▶ _Problem to work on_:
Begin with the first line below and retype each line exactly through the line containing "const STEP_DAYS = 7;". Any pictures are to be left out.

▶ _Entries provided_:
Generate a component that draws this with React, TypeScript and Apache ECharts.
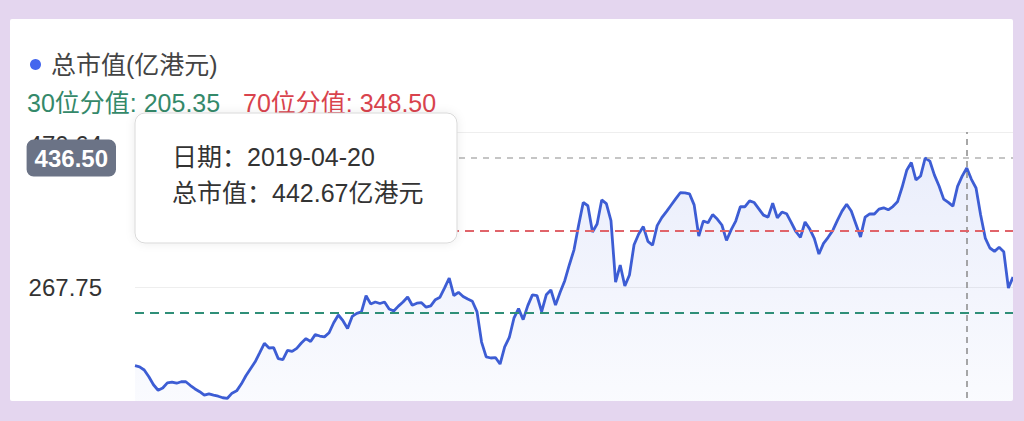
import React, { useEffect, useRef } from "react";
import * as echarts from "echarts";

// ---------------- data ----------------
const SERIES_NAME = "总市值(亿港元)";
const POINTER_DATE = "2019-04-20";
const POINTER_INDEX = 180;
const STEP_DAYS = 7;

const marketCap = [
  164.7, 163.3, 159.1, 150.2, 139.8, 132.6, 135.5, 142.3, 143.2, 141.8,
  143.7, 143.7, 138.8, 134.3, 130.7, 126.1, 127.8, 126.2, 124.8, 122.8,
  122.1, 128.8, 131.8, 140.7, 151.6, 160.8, 169.8, 181.7, 194.0, 187.9,
  188.4, 174.0, 172.7, 184.8, 183.4, 187.5, 194.4, 200.2, 196.4, 205.4,
  203.6, 202.5, 207.9, 221.0, 231.1, 223.6, 213.4, 229.2, 233.3, 235.2,
  256.3, 245.6, 248.1, 246.2, 248.1, 239.0, 236.3, 242.7, 248.1, 254.6,
  243.8, 246.5, 247.2, 241.3, 243.1, 251.2, 254.4, 266.5, 279.5, 256.6,
  260.8, 255.4, 252.0, 249.1, 235.6, 195.7, 176.2, 174.8, 175.4, 166.9,
  189.3, 201.7, 226.9, 239.4, 225.0, 243.4, 257.4, 256.3, 235.4, 257.5,
  263.8, 244.0, 260.8, 276.0, 296.9, 316.4, 348.6, 378.4, 374.1, 339.7,
  350.2, 381.7, 376.8, 354.6, 274.2, 296.5, 269.0, 283.5, 323.1, 337.1,
  346.8, 327.4, 322.4, 348.1, 358.5, 366.5, 374.8, 383.0, 391.1, 391.0,
  389.7, 375.3, 334.5, 354.2, 351.9, 362.5, 356.6, 348.9, 328.7, 342.6,
  354.1, 372.8, 372.8, 380.4, 378.3, 370.1, 361.8, 359.2, 377.4, 358.4,
  365.9, 363.7, 352.4, 340.4, 332.6, 352.8, 343.8, 331.3, 310.9, 324.9,
  332.8, 341.8, 354.9, 367.1, 376.1, 367.2, 350.2, 333.2, 359.2, 363.5,
  363.3, 369.7, 371.4, 368.8, 373.1, 379.2, 398.3, 420.5, 430.7, 407.8,
  413.0, 436.6, 432.6, 414.2, 399.9, 382.8, 378.6, 373.7, 399.4, 412.9,
  423.5, 408.7, 397.3, 362.0, 331.8, 318.8, 314.4, 319.8, 314.0, 266.4,
  280.8,
];

const yTicks = [64.86, 267.75, 470.64];
const P30 = 205.35;
const P70 = 348.5;
const POINTER_VALUE = 436.5;
const TOOLTIP_VALUE = 442.67;

// weekly dates, anchored on the pointer date
const pointerMs = Date.parse(POINTER_DATE + "T00:00:00Z");
const categories = marketCap.map((_, i) =>
  new Date(pointerMs + (i - POINTER_INDEX) * STEP_DAYS * 86400000)
    .toISOString()
    .slice(0, 10)
);

// ---------------- styles ----------------
const FONT = "'Liberation Sans', 'Noto Sans CJK SC', sans-serif";
const LINE_BLUE = "#3d5dd4";
const GREEN = "#34896a";
const RED = "#d9434d";

export default function App() {
  const ref = useRef<HTMLDivElement>(null);

  useEffect(() => {
    if (!ref.current) return;
    const chart = echarts.init(ref.current, undefined, { renderer: "svg" });

    chart.setOption({
      animation: false,
      textStyle: { fontFamily: FONT },
      legend: {
        data: [SERIES_NAME],
        left: 15,
        top: 28,
        icon: "circle",
        itemWidth: 11,
        itemHeight: 11,
        textStyle: {
          fontSize: 25,
          color: "#444",
          fontFamily: FONT,
          padding: [0, 0, 0, 5],
        },
      },
      grid: { left: 125, right: 0, top: 113, bottom: 17 },
      xAxis: {
        type: "category",
        data: categories,
        boundaryGap: false,
        axisLine: { show: false },
        axisTick: { show: false },
        axisLabel: { show: false },
        splitLine: { show: false },
      },
      yAxis: [
        {
          type: "value",
          min: yTicks[0],
          max: yTicks[2],
          interval: yTicks[1] - yTicks[0],
          axisLine: { show: false },
          axisTick: { show: false },
          splitLine: { lineStyle: { color: "#eeeeee", width: 1 } },
          axisLabel: {
            showMinLabel: false,
            fontSize: 24,
            color: "#333",
            fontFamily: FONT,
            margin: 33,
            formatter: (v: number) =>
              Math.abs(v - yTicks[2]) < 0.01
                ? `{top|${v.toFixed(2)}}`
                : v.toFixed(2),
            rich: {
              top: {
                fontSize: 24,
                color: "#333",
                fontFamily: FONT,
                padding: [24, 0, 0, 0],
              },
            },
          },
        },
        {
          type: "value",
          show: false,
          min: -19.85,
          max: 521.33,
          splitLine: { show: false },
        },
      ],
      series: [
        {
          name: SERIES_NAME,
          type: "line",
          data: marketCap,
          yAxisIndex: 0,
          showSymbol: false,
          symbol: "circle",
          itemStyle: { color: "#4466ee" },
          lineStyle: { color: LINE_BLUE, width: 2.8 },
          areaStyle: {
            color: new echarts.graphic.LinearGradient(0, 0, 0, 1, [
              { offset: 0, color: "rgba(80,110,225,0.17)" },
              { offset: 1, color: "rgba(80,110,225,0.02)" },
            ]),
          },
          z: 3,
          markLine: {
            silent: true,
            symbol: "none",
            animation: false,
            data: [
              {
                xAxis: categories[POINTER_INDEX],
                lineStyle: { color: "#8a8a8a", type: [6, 5], width: 1.5 },
                label: { show: false },
              },
              {
                yAxis: POINTER_VALUE,
                lineStyle: { color: "#b3b3b3", type: [6, 6], width: 1.5 },
                label: {
                  show: true,
                  position: "start",
                  distance: 19,
                  formatter: (p: any) => Number(p.value).toFixed(2),
                  backgroundColor: "#6b7386",
                  color: "#fff",
                  fontSize: 24,
                  fontWeight: "bold",
                  fontFamily: FONT,
                  padding: [7, 8, 6, 8],
                  borderRadius: 7,
                },
              },
            ],
          },
        },
        {
          name: "percentiles",
          type: "line",
          data: [],
          yAxisIndex: 1,
          showSymbol: false,
          markLine: {
            silent: true,
            symbol: "none",
            animation: false,
            label: { show: false },
            data: [
              {
                yAxis: P70,
                lineStyle: { color: "#e0646a", type: [9, 6], width: 2 },
              },
              {
                yAxis: P30,
                lineStyle: { color: "#2f8f78", type: [9, 6], width: 2 },
              },
            ],
          },
        },
      ],
      graphic: [
        {
          type: "text",
          x: 17,
          y: 84,
          style: {
            text: `30位分值: ${P30.toFixed(2)}`,
            fill: GREEN,
            fontSize: 25,
            fontFamily: FONT,
            verticalAlign: "middle",
          },
        },
        {
          type: "text",
          x: 233,
          y: 84,
          style: {
            text: `70位分值: ${P70.toFixed(2)}`,
            fill: RED,
            fontSize: 25,
            fontFamily: FONT,
            verticalAlign: "middle",
          },
        },
        {
          type: "group",
          x: 125,
          y: 94,
          z: 100,
          children: [
            {
              type: "rect",
              z: 100,
              shape: { x: 0, y: 0, width: 322, height: 130, r: 10 },
              style: {
                fill: "#ffffff",
                stroke: "#d9d9d9",
                lineWidth: 1,
                shadowBlur: 10,
                shadowColor: "rgba(0,0,0,0.08)",
              },
            },
            {
              type: "text",
              z: 101,
              x: 37,
              y: 44,
              style: {
                text: `日期：${categories[POINTER_INDEX]}`,
                fill: "#333",
                fontSize: 25,
                fontFamily: FONT,
                verticalAlign: "middle",
              },
            },
            {
              type: "text",
              z: 101,
              x: 37,
              y: 80,
              style: {
                text: `总市值：${TOOLTIP_VALUE.toFixed(2)}亿港元`,
                fill: "#333",
                fontSize: 25,
                fontFamily: FONT,
                verticalAlign: "middle",
              },
            },
          ],
        },
      ],
    });

    return () => chart.dispose();
  }, []);

  return (
    <div
      style={{
        position: "fixed",
        left: 0,
        top: 0,
        width: 1024,
        height: 421,
        background: "#e4d6ef",
        overflow: "hidden",
      }}
    >
      <div
        style={{
          position: "absolute",
          left: 10,
          top: 19,
          width: 1003,
          height: 382,
          background: "#ffffff",
          overflow: "hidden",
          borderRadius: 2,
        }}
      >
        <div
          ref={ref}
          style={{ position: "absolute", left: 0, top: 0, width: 1003, height: 440 }}
        />
      </div>
    </div>
  );
}
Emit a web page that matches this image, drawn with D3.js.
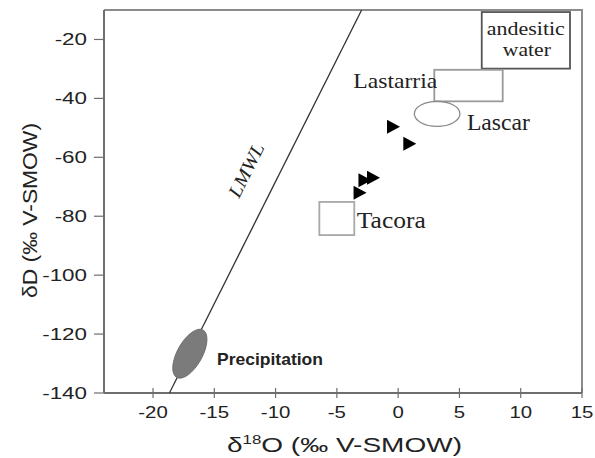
<!DOCTYPE html>
<html>
<head>
<meta charset="utf-8">
<script src="https://cdn.jsdelivr.net/npm/d3@7"></script>
<style>
  body { margin: 0; background: #fff; }
  svg { display: block; }
</style>
</head>
<body>
<svg id="chart" width="595" height="458"></svg>
<script>
// axis ticks
var xTicks = [-20, -15, -10, -5, 0, 5, 10, 15];
var yTicks = [-140, -120, -100, -80, -60, -40, -20];

// local meteoric water line (two ends, d18O / dD)
var lmwl = [[-18.66, -140], [-2.98, -10]];

// sample points (d18O, dD)
var samples = [[-0.42, -49.6], [0.91, -55.4], [-2.05, -66.95], [-2.75, -67.8], [-3.15, -72.0]];

// rectangular fields: d18O range, dD range
var fieldBoxes = [
  { name: "andesitic", o18: [6.82, 14.02], dD: [-29.9, -10.7] },
  { name: "Lastarria", o18: [2.95, 8.53], dD: [-41.0, -30.3] },
  { name: "Tacora", o18: [-6.43, -3.58], dD: [-86.4, -75.15] }
];

// Lascar ellipse extent
var lascar = { o18: [1.32, 5.04], dD: [-49.5, -41.0] };

// precipitation ellipse: ends of the long axis
var precip = [[-18.07, -134.7], [-15.92, -118.6]];

var svg = d3.select("#chart");
var x = d3.scaleLinear().domain([-24, 15]).range([104, 582]);
var y = d3.scaleLinear().domain([-140, -10]).range([393, 10]);

var axisCol = "#6e6e6e";
var sans = "Liberation Sans, Arial, sans-serif";
var serif = "Liberation Serif, Times New Roman, serif";

// frame top / right
svg.append("path")
  .attr("d", "M" + x(-24) + "," + y(-10) + "H" + x(15) + "V" + y(-140))
  .attr("fill", "none").attr("stroke", "#8c8c8c").attr("stroke-width", 2);

// x axis
var xg = svg.append("g").attr("transform", "translate(0," + y(-140) + ")");
xg.append("line").attr("x1", x(-24)).attr("x2", x(15))
  .attr("stroke", axisCol).attr("stroke-width", 2);
xTicks.forEach(function (t) {
  xg.append("line").attr("x1", x(t)).attr("x2", x(t)).attr("y1", -5).attr("y2", 5)
    .attr("stroke", axisCol).attr("stroke-width", 1.2);
  xg.append("text")
    .attr("transform", "translate(" + x(t) + ",25) scale(1.2,1)")
    .attr("text-anchor", "middle")
    .attr("font-family", sans)
    .attr("font-size", 17).attr("fill", "#222")
    .text(t);
});

// y axis
var yg = svg.append("g").attr("transform", "translate(" + x(-24) + ",0)");
yg.append("line").attr("y1", y(-140)).attr("y2", y(-10))
  .attr("stroke", axisCol).attr("stroke-width", 2);
yTicks.forEach(function (t) {
  yg.append("line").attr("x1", -10).attr("x2", 0).attr("y1", y(t)).attr("y2", y(t))
    .attr("stroke", axisCol).attr("stroke-width", 1.2);
  yg.append("text")
    .attr("transform", "translate(-17," + (y(t) + 6) + ") scale(1.4,1)")
    .attr("text-anchor", "end")
    .attr("font-family", sans)
    .attr("font-size", 16).attr("fill", "#222")
    .text(t);
});

// axis titles
var xt = svg.append("text")
  .attr("x", 344.5).attr("y", 452)
  .attr("text-anchor", "middle")
  .attr("font-family", sans)
  .attr("font-size", 20).attr("fill", "#222")
  .attr("textLength", 235).attr("lengthAdjust", "spacingAndGlyphs");
xt.append("tspan").text("δ");
xt.append("tspan").attr("font-size", 12).attr("dy", -8).text("18");
xt.append("tspan").attr("dy", 8).text("O (‰  V-SMOW)");

svg.append("text")
  .attr("transform", "translate(37,210.5) rotate(-90)")
  .attr("text-anchor", "middle")
  .attr("font-family", sans)
  .attr("font-size", 20).attr("fill", "#222")
  .attr("textLength", 175).attr("lengthAdjust", "spacingAndGlyphs")
  .text("δD (‰ V-SMOW)");

// LMWL
var line = d3.line().x(function (d) { return x(d[0]); }).y(function (d) { return y(d[1]); });
svg.append("path").datum(lmwl).attr("d", line)
  .attr("fill", "none").attr("stroke", "#333").attr("stroke-width", 1.3);

var ang = Math.atan2(y(lmwl[1][1]) - y(lmwl[0][1]), x(lmwl[1][0]) - x(lmwl[0][0])) * 180 / Math.PI;
svg.append("text")
  .attr("transform", "translate(239,199) rotate(" + ang + ")")
  .attr("font-family", serif)
  .attr("font-style", "italic")
  .attr("font-size", 19).attr("fill", "#222")
  .attr("textLength", 58).attr("lengthAdjust", "spacingAndGlyphs")
  .text("LMWL");

// precipitation ellipse
var p0 = [x(precip[0][0]), y(precip[0][1])], p1 = [x(precip[1][0]), y(precip[1][1])];
var pc = [(p0[0] + p1[0]) / 2, (p0[1] + p1[1]) / 2];
var pa = Math.hypot(p1[0] - p0[0], p1[1] - p0[1]) / 2;
var pAng = Math.atan2(p1[1] - p0[1], p1[0] - p0[0]) * 180 / Math.PI;
svg.append("ellipse")
  .attr("transform", "translate(" + pc[0] + "," + pc[1] + ") rotate(" + pAng + ")")
  .attr("rx", pa).attr("ry", 12.5)
  .attr("fill", "#7b7b7b").attr("stroke", "#6a6a6a").attr("stroke-width", 0.8);
svg.append("text")
  .attr("x", 217).attr("y", 365)
  .attr("font-family", sans)
  .attr("font-weight", "bold")
  .attr("font-size", 17).attr("fill", "#222")
  .attr("textLength", 106).attr("lengthAdjust", "spacingAndGlyphs")
  .text("Precipitation");

// field boxes
var boxStroke = { andesitic: "#555", Lastarria: "#9a9a9a", Tacora: "#a8a8a8" };
fieldBoxes.forEach(function (b) {
  svg.append("rect")
    .attr("x", x(b.o18[0])).attr("y", y(b.dD[1]))
    .attr("width", x(b.o18[1]) - x(b.o18[0]))
    .attr("height", y(b.dD[0]) - y(b.dD[1]))
    .attr("fill", "none").attr("stroke", boxStroke[b.name]).attr("stroke-width", 1.8);
});

var andes = fieldBoxes[0], last = fieldBoxes[1], tac = fieldBoxes[2];
var acx = (x(andes.o18[0]) + x(andes.o18[1])) / 2;
svg.append("text").attr("x", acx).attr("y", y(andes.dD[1]) + 23)
  .attr("text-anchor", "middle").attr("font-family", serif).attr("font-size", 18).attr("fill", "#222")
  .attr("textLength", 78).attr("lengthAdjust", "spacingAndGlyphs")
  .text("andesitic");
svg.append("text").attr("x", acx + 1).attr("y", y(andes.dD[1]) + 44)
  .attr("text-anchor", "middle").attr("font-family", serif).attr("font-size", 18).attr("fill", "#222")
  .attr("textLength", 48).attr("lengthAdjust", "spacingAndGlyphs")
  .text("water");

svg.append("text").attr("x", x(last.o18[0]) + 3).attr("y", y(last.dD[1]) + 18)
  .attr("text-anchor", "end").attr("font-family", serif).attr("font-size", 22).attr("fill", "#222")
  .attr("textLength", 84).attr("lengthAdjust", "spacingAndGlyphs")
  .text("Lastarria");

svg.append("text").attr("x", x(tac.o18[1]) + 2.5).attr("y", y(tac.dD[0]) - 7)
  .attr("font-family", serif).attr("font-size", 23).attr("fill", "#222")
  .attr("textLength", 69).attr("lengthAdjust", "spacingAndGlyphs")
  .text("Tacora");

// Lascar ellipse
svg.append("ellipse")
  .attr("cx", (x(lascar.o18[0]) + x(lascar.o18[1])) / 2)
  .attr("cy", (y(lascar.dD[0]) + y(lascar.dD[1])) / 2)
  .attr("rx", (x(lascar.o18[1]) - x(lascar.o18[0])) / 2)
  .attr("ry", (y(lascar.dD[0]) - y(lascar.dD[1])) / 2)
  .attr("fill", "none").attr("stroke", "#8a8a8a").attr("stroke-width", 1.3);
svg.append("text").attr("x", x(lascar.o18[1]) + 7).attr("y", y(lascar.dD[0]) + 4)
  .attr("font-family", serif).attr("font-size", 23).attr("fill", "#222")
  .attr("textLength", 63).attr("lengthAdjust", "spacingAndGlyphs")
  .text("Lascar");

// samples: right-pointing triangles
svg.selectAll(".pt").data(samples).enter().append("path")
  .attr("class", "pt")
  .attr("transform", function (d) { return "translate(" + x(d[0]) + "," + y(d[1]) + ")"; })
  .attr("d", "M-6,-7L7,0L-6,7Z")
  .attr("fill", "#000");
</script>
</body>
</html>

▶ _Written answer_:
Generate a component that draws this with React, TypeScript and Apache ECharts.
import React, { useEffect, useRef } from "react";
import * as echarts from "echarts";

// ---------------- data ----------------
const SERIES_NAME = "总市值(亿港元)";
const POINTER_DATE = "2019-04-20";
const POINTER_INDEX = 180;
const STEP_DAYS = 7;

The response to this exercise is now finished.